-- begin DATASET CONTENT --
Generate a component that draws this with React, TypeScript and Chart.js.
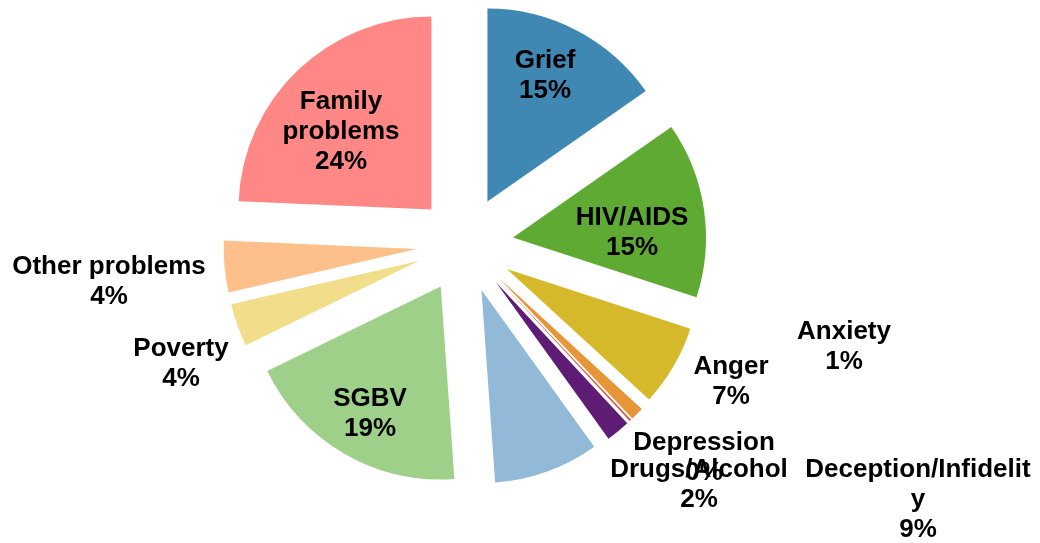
import React, { useEffect, useRef } from "react";
import { Chart, registerables } from "chart.js";

Chart.register(...registerables);

// ---- Data ----
const categories = [
  "Grief",
  "HIV/AIDS",
  "Anger",
  "Anxiety",
  "Depression",
  "Drugs/Alcohol",
  "Deception/Infidelity",
  "SGBV",
  "Poverty",
  "Other problems",
  "Family problems",
];
const values = [15.3, 14.7, 6.8, 1.1, 0.15, 2.0, 8.8, 18.9, 3.6, 4.3, 24.3];
const labelLines = [
  ["Grief"],
  ["HIV/AIDS"],
  ["Anger"],
  ["Anxiety"],
  ["Depression"],
  ["Drugs/Alcohol"],
  ["Deception/Infidelit", "y"],
  ["SGBV"],
  ["Poverty"],
  ["Other problems"],
  ["Family", "problems"],
];

// ---- Styles / layout ----
const colors = [
  "#3F88B4",
  "#5EAA32",
  "#D6B92A",
  "#E69537",
  "#E4503E",
  "#5E1C74",
  "#93B9D9",
  "#9FD08A",
  "#F2DD8B",
  "#FEC08B",
  "#FF8886",
];
// label block centres relative to the pie centre (px)
const labelOffsets = [
  [80, -170.5],
  [167, -13.5],
  [266, 135.5],
  [379, 100.5],
  [239, 211.5],
  [234, 238],
  [453, 253],
  [-95, 167.5],
  [-284, 117.5],
  [-356, 35.5],
  [-124, -114.5],
];
const EXPLODE = 48.5;
const RADIUS = 193;
const FONT_SIZE = 26;
const LINE_H = 30;

const explodePlugin = {
  id: "explode",
  beforeDatasetsDraw(chart: any) {
    const { chartArea } = chart;
    const cx = (chartArea.left + chartArea.right) / 2;
    const cy = (chartArea.top + chartArea.bottom) / 2;
    const meta = chart.getDatasetMeta(0);
    meta.data.forEach((arc: any) => {
      const mid = (arc.startAngle + arc.endAngle) / 2;
      arc.x = cx + Math.cos(mid) * EXPLODE;
      arc.y = cy + Math.sin(mid) * EXPLODE;
    });
  },
};

const labelPlugin = {
  id: "sliceLabels",
  afterDatasetsDraw(chart: any) {
    const { ctx, chartArea } = chart;
    const cx = (chartArea.left + chartArea.right) / 2;
    const cy = (chartArea.top + chartArea.bottom) / 2;
    const total = values.reduce((a, b) => a + b, 0);
    ctx.save();
    ctx.fillStyle = "#000000";
    ctx.font = `bold ${FONT_SIZE}px "Liberation Sans", Arial, sans-serif`;
    ctx.textAlign = "center";
    ctx.textBaseline = "alphabetic";
    const capHalf = FONT_SIZE * 0.716 / 2;
    values.forEach((v, i) => {
      const lines = [...labelLines[i], Math.round((v / total) * 100) + "%"];
      const [dx, dy] = labelOffsets[i];
      const bx = cx + dx;
      const by = cy + dy;
      const first = by - ((lines.length - 1) * LINE_H) / 2;
      lines.forEach((t, k) => {
        ctx.fillText(t, bx, first + k * LINE_H + capHalf);
      });
    });
    ctx.restore();
  },
};

export default function App() {
  const ref = useRef<HTMLCanvasElement | null>(null);
  useEffect(() => {
    if (!ref.current) return;
    const chart = new Chart(ref.current, {
      type: "pie",
      data: {
        labels: categories,
        datasets: [
          {
            data: values,
            backgroundColor: colors,
            borderWidth: 0,
          },
        ],
      },
      options: {
        responsive: false,
        animation: false,
        radius: RADIUS,
        layout: { padding: { left: 0, top: 0, right: 110, bottom: 54 } },
        plugins: {
          legend: { display: false },
          tooltip: { enabled: false },
        },
      } as any,
      plugins: [explodePlugin, labelPlugin],
    });
    return () => chart.destroy();
  }, []);
  return (
    <div style={{ position: "fixed", left: 0, top: 0, width: 1040, height: 543, background: "#ffffff" }}>
      <canvas ref={ref} width={1040} height={543} style={{ display: "block" }} />
    </div>
  );
}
-- end DATASET CONTENT --
Tell how many lines of the material above hold "React", answering with a bare number.

▶ **RESPONSE BELOW**
2